No estoy solo
A veces pienso que soy la única persona que se entristece y desespera en Madrid, y fuera de Madrid, por la bárbara costumbre de la poda, sea ésta municipal, vecinal, castrense, colegial, conventual o a instancias de vecino arboricida, que de todo hay en la viña del Señor. Se trata de un problema de falta de sensibilidad y sentido común, pero también, y sobre todo, de incultura y este país es cada día más inculto a pesar de todas las campañas de teatro vanguardista (y muchos etcéteras) patrocinadas por Comunidades, Ayuntamientos e instituciones. Se encierra la cultura, o seudocultura, en las salas, mas al parecer no se la considera políticamente correcta suelta por las calles. De esta reclusión de la cultura, o seudocultura, se derivan grandes males, como el hecho de que haya ciudadanos de buena fe convencidos aún de que la poda arbórea es "buena". Claro, si la practican los Ayuntamientos, con tanto gasto y dedicación, por algo será.La costumbre de la poda es tan antigua como la Villa y Corte. La explicación de sus inicios, lamentable: el Madrid capitalino importó señores "del campo" para cuidar sus árboles, y eran ellos agricultores, habituados a la explotación de frutales, de modo que aplicaron las mismas técnicas a los árboles ornamentales. Los cuidaron, o sea, a hachazo limpio. Y lo terrible no es que se comenzara así de mal, sino que el error de aquellos pobres hombres haya sentado jurisprudencia por los siglos de los siglos, amén. Con tantos medios y dineros, con tantos masters pudriéndose en los armarios. Y ésa es mi angustia.
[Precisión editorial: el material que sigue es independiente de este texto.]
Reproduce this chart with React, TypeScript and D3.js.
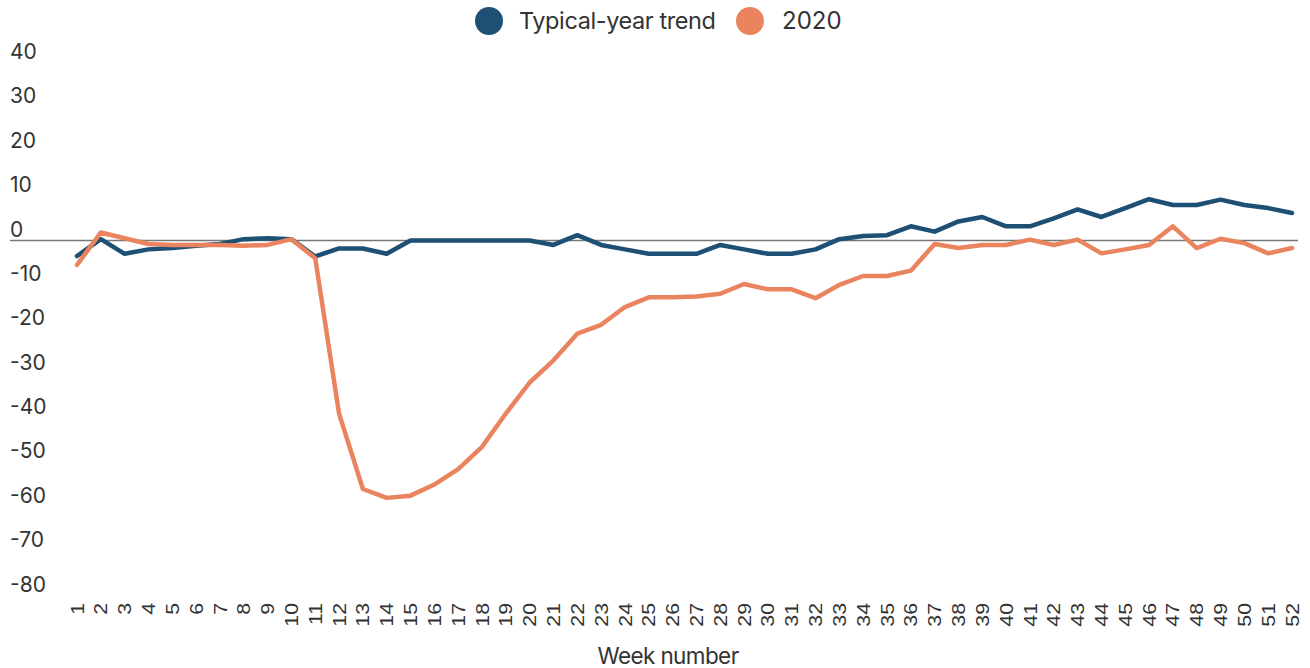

Pero no estoy solo, tengo dos amigos que aman los árboles y comparten mis penas. Uno se llama -se llamó- Antonio Ponz, vivió entre los años 1725 y 1792, y, natural de un pueblo de Castellón, tras estudiar en Segorbe y Valencia, se vino a Madrid ya en 1746, "deseoso de hacer mayores progresos". Estudió los Códices de El Escorial, copió en aquel monasterio cuadros de Rafael y Pablo Veronés, escribió una obra de 20 tomos titulada Viaje por España y llegó a ser consiliario de la Real Academia de San Fernando, cargo que todavía ocupaba cuando vino a buscarle la muerte el 4 de diciembre de 1792. Pues bien, Ponz, madrileño de adopción durante cuarenta y tantos años, se escandalizaba tanto como yo ante la barbarie de la podatala y, refiriéndose a una de ellas, aplicada al paseo de las Delicias, nos dice que los podadores actuaban "como si el fin fuera hacer leña", añadiendo: "Sería deseable que se les dejase (se refiere a los árboles, claro está) entregados a la naturaleza". Y también: "Las limpias y las mondas de los árboles, cuando no se dan con necesidad y mucha inteligencia, son para ellos verdadera peste".
Dos siglos después, se sigue talapodando sin necesidad y con poca inteligencia, y los árboles de Delicias continúan sucumbiendo a los caprichos de la sierra mecánica.
Y no es por darme pisto, pero tengo otro amigo, por fortuna vivito y coleando, que me ha escrito una carta magnífica y reconfortante expresándome su total solidaridad con las opiniones contenidas en mi columna La cumbre. Un amigo al que ni tenía ni tengo el gusto de conocer, pero a quien me atrevo a situar, sin consultarle, en el top-hit de mis afectos. Se llama mi amigo don Alfonso de la Serna, me remite su artículo En defensa del árbol, publicado por El Diario Montañés, y me confía su preocupación por "lo que se está haciendo en algunos lugares de mi tierra (Cantabria) con los árboles de calles, plazas y carreteras". "A mí", añade, "ver podar un árbol, sea como sea, me produce casi escalofríos".
Don Alfonso ha sido embajador de España en Suecia, y me cuenta su lucha por salvar un árbol derribado por el viento en el jardín de su embajada. ¡Tenía 500 años! En Suiza, donde también vivió, "he visto organizarse un verdadero debate político, con votación y todo, por un árbol: si se podía cortar o no. Y en muchos jardines privados que conozco de aquel país, sus dueños me han enseñado con orgullo árboles que plantaron hace siglos sus antepasados familiares...". Se alegra de que haya almas "vegetalmente correctas" y gemelas, según afirma y me anima a seguir.
Lo haré, Alfonso, mientras el cuerpo aguante. Y gracias.